Folha de S. Paulo


A um ano da Rio-2016, maior nadador do país vive encruzilhada

Cesar Cielo vive uma encruzilhada física e emocional. Para quem costumava a vê-lo sempre altivo em competições, de qualquer porte, o dia inaugural da natação em Kazan foi surpreendente.

Entregue após suas duas apresentações nos 50 m borboleta, explicou que problemas de cansaço e no ombro o limitaram. Mas parece que o golpe é psicológico.

Reinventar-se, ele sempre soube. Como quando tirou da cartola uma grande vitória nos 50 m livre no Mundial de Barcelona-2013, que lhe deu o terceiro ouro no evento.

"Em 2013, mal conseguia andar no começo do ano", contou à Folha, em junho, em alusão à cirurgia nos joelhos. Meses depois, na mesma temporada, triunfou com o melhor tempo da carreira.

Em Kazan, atrás da quarta vitória nos 50 m livre, a estrada, ou piscina, aparenta ser longa. Nunca desde que ascendeu ao patamar de campeão olímpico, em Pequim-2008, teve tanta dificuldade para registrar boas marcas em nível mundial.

Em 2015, nadou só uma vez os 50 m abaixo de 22s, coisa que se tornara corriqueira para ele. Também saiu sem nenhuma vitória individual no Troféu Maria Lenk, em abril.

Não que ganhar ouros no torneio indique qualquer tendência internacional, mas ter um desempenho desse após tantos anos de domínio liga o sinal de alerta. Em evento preparatório para o Mundial, tampouco Cielo foi bem.

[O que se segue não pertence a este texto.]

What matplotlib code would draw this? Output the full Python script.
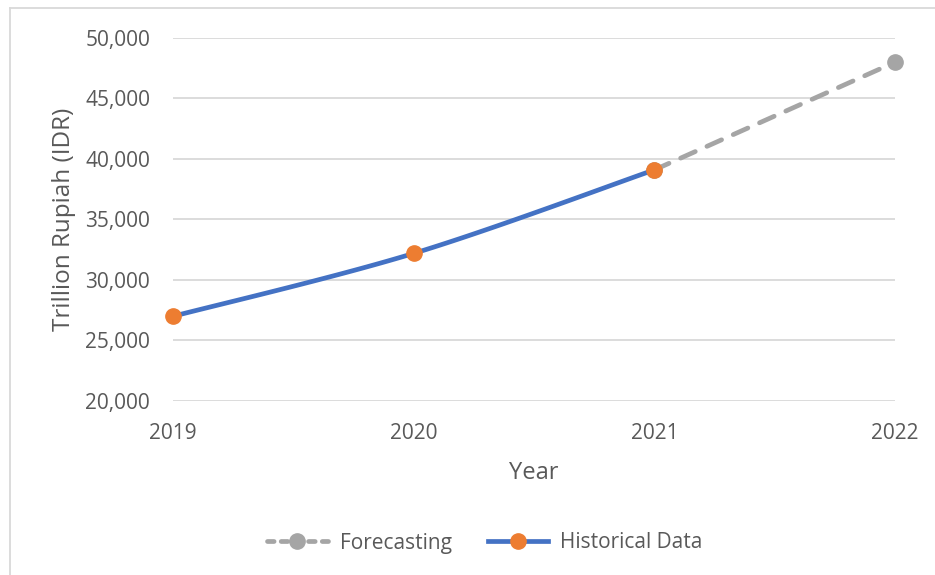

Enquanto isso, pela França, seu rival, Florent Manaudou, desembestava a fazer ótimos tempos. Se isso criou ou não atmosfera de pressão, apenas Cielo pode relatar.

Na entrevista à Folha, porém, disse que as derrotas de então não o preocupavam. "É preciso saber fazer na hora certa. São os 20 segundos da final do Mundial que vão contar. Meu foco total é nisso."

É óbvio que o paulista pode ir à água nesta segunda e derrubar tudo o que se especulou neste domingo, com pódio nos 50 m borboleta.

Porém, a quase um ano da Rio-2016, a caminhada do principal nadador do país está nebulosa. Até por saber de sua competência, ele optou por uma estratégia de isolamento, há algum tempo, que por vezes se exibe correta e, em outras, equivocada.

Desde Londres-2012, já trocou de técnico uma porção de vezes, o que é lícito, mas também envolve recomeços.

Neste ano, montou um grupo multidisciplinar de especialistas. Se de um lado é inovador, de outro, ter um clã o deixou ainda mais recluso.

Abdicou de ir ao Pan de Toronto, dirigiu-se à Holanda para fazer sua aclimatação particular —enquanto a seleção foi para Portugal— e em geral não acompanhou a equipe nos treinos em Kazan.

Neste domingo, também não quis compor o revezamento 4 x 100 m livre do país – ele é o recordista mundial da prova desde 2009.

Cielo geralmente acerta ao tomar as decisões que lhe cabem, doa a quem doer. Agora, terá de tomar, talvez, a maior de todas: como voltar ao caminho certo da encruzilhada a 367 dias do maior desafio olímpico da história do Brasil.